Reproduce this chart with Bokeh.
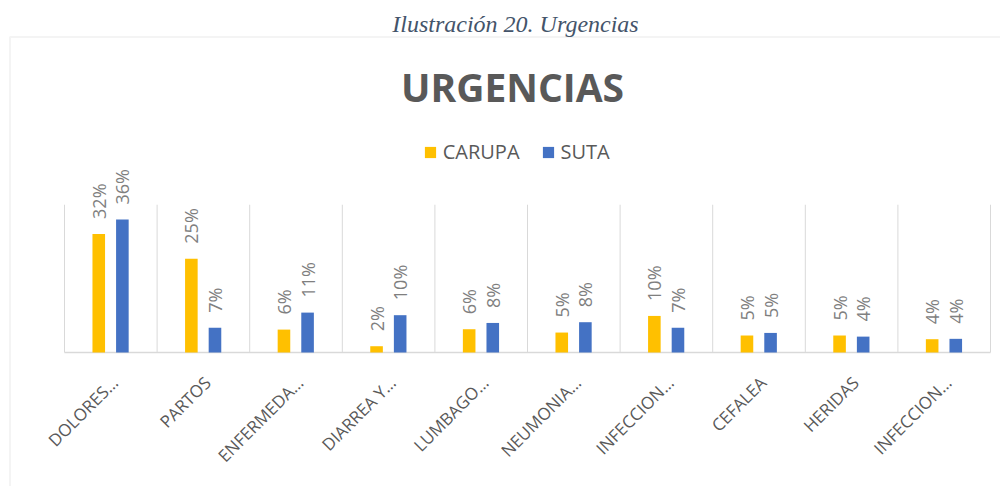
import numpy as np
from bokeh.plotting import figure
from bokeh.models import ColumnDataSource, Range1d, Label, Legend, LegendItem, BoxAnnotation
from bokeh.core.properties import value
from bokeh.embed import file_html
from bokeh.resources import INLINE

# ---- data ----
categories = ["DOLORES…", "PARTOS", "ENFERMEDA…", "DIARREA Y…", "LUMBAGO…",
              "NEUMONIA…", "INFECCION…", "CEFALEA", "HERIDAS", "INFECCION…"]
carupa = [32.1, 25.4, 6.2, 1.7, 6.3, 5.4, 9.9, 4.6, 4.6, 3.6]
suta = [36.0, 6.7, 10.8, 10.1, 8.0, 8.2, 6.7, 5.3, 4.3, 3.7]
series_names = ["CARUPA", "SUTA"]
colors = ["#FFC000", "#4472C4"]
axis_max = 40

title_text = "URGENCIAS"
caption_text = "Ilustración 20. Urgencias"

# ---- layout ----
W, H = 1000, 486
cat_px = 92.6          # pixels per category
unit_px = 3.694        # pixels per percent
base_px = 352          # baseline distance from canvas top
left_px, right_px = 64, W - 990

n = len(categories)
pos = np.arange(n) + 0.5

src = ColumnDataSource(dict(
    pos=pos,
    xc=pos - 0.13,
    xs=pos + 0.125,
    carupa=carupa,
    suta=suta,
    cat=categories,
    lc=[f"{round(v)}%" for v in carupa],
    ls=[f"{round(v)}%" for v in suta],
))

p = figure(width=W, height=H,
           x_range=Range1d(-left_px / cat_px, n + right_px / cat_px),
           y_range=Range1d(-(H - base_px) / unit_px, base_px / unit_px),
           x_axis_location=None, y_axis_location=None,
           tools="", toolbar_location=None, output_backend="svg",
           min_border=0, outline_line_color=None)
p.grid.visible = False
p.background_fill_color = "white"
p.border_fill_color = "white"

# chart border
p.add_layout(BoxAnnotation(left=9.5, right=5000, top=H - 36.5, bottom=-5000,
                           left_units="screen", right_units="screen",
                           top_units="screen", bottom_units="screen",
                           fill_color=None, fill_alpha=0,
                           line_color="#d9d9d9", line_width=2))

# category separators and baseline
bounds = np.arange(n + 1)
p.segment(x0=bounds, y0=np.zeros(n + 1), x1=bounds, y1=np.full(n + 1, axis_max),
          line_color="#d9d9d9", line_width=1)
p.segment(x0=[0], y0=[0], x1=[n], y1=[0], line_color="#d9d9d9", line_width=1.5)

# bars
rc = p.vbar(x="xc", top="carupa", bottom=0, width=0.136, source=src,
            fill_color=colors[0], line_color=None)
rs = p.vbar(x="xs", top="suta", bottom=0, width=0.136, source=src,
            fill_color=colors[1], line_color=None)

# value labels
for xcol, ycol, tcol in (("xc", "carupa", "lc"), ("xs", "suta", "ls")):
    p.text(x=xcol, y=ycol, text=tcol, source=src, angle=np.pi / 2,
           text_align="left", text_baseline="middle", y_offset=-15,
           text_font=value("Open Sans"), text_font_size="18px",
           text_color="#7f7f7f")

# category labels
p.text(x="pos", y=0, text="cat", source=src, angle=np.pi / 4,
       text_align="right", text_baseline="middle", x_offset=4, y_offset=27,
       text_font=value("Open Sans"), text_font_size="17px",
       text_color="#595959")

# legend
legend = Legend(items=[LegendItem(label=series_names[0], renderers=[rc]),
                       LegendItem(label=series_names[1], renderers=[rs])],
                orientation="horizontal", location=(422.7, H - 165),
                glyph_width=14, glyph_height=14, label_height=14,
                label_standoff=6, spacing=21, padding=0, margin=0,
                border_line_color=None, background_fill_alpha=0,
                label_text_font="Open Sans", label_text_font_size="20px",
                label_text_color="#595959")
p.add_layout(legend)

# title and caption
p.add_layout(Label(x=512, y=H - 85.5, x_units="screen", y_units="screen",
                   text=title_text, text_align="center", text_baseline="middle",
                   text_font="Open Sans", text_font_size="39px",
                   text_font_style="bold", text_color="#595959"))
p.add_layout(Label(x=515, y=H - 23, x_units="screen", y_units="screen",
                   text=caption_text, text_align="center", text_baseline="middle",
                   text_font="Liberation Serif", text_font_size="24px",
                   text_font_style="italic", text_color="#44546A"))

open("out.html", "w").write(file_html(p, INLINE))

» **Stated problem**
Without any pictures, reproduce the lines from the first one in the material through the line that has "from bokeh.resources import INLINE", exactly as they appear.

» **Full response**
Reproduce this chart with Bokeh.
import numpy as np
from bokeh.plotting import figure
from bokeh.models import ColumnDataSource, Range1d, Label, Legend, LegendItem, BoxAnnotation
from bokeh.core.properties import value
from bokeh.embed import file_html
from bokeh.resources import INLINE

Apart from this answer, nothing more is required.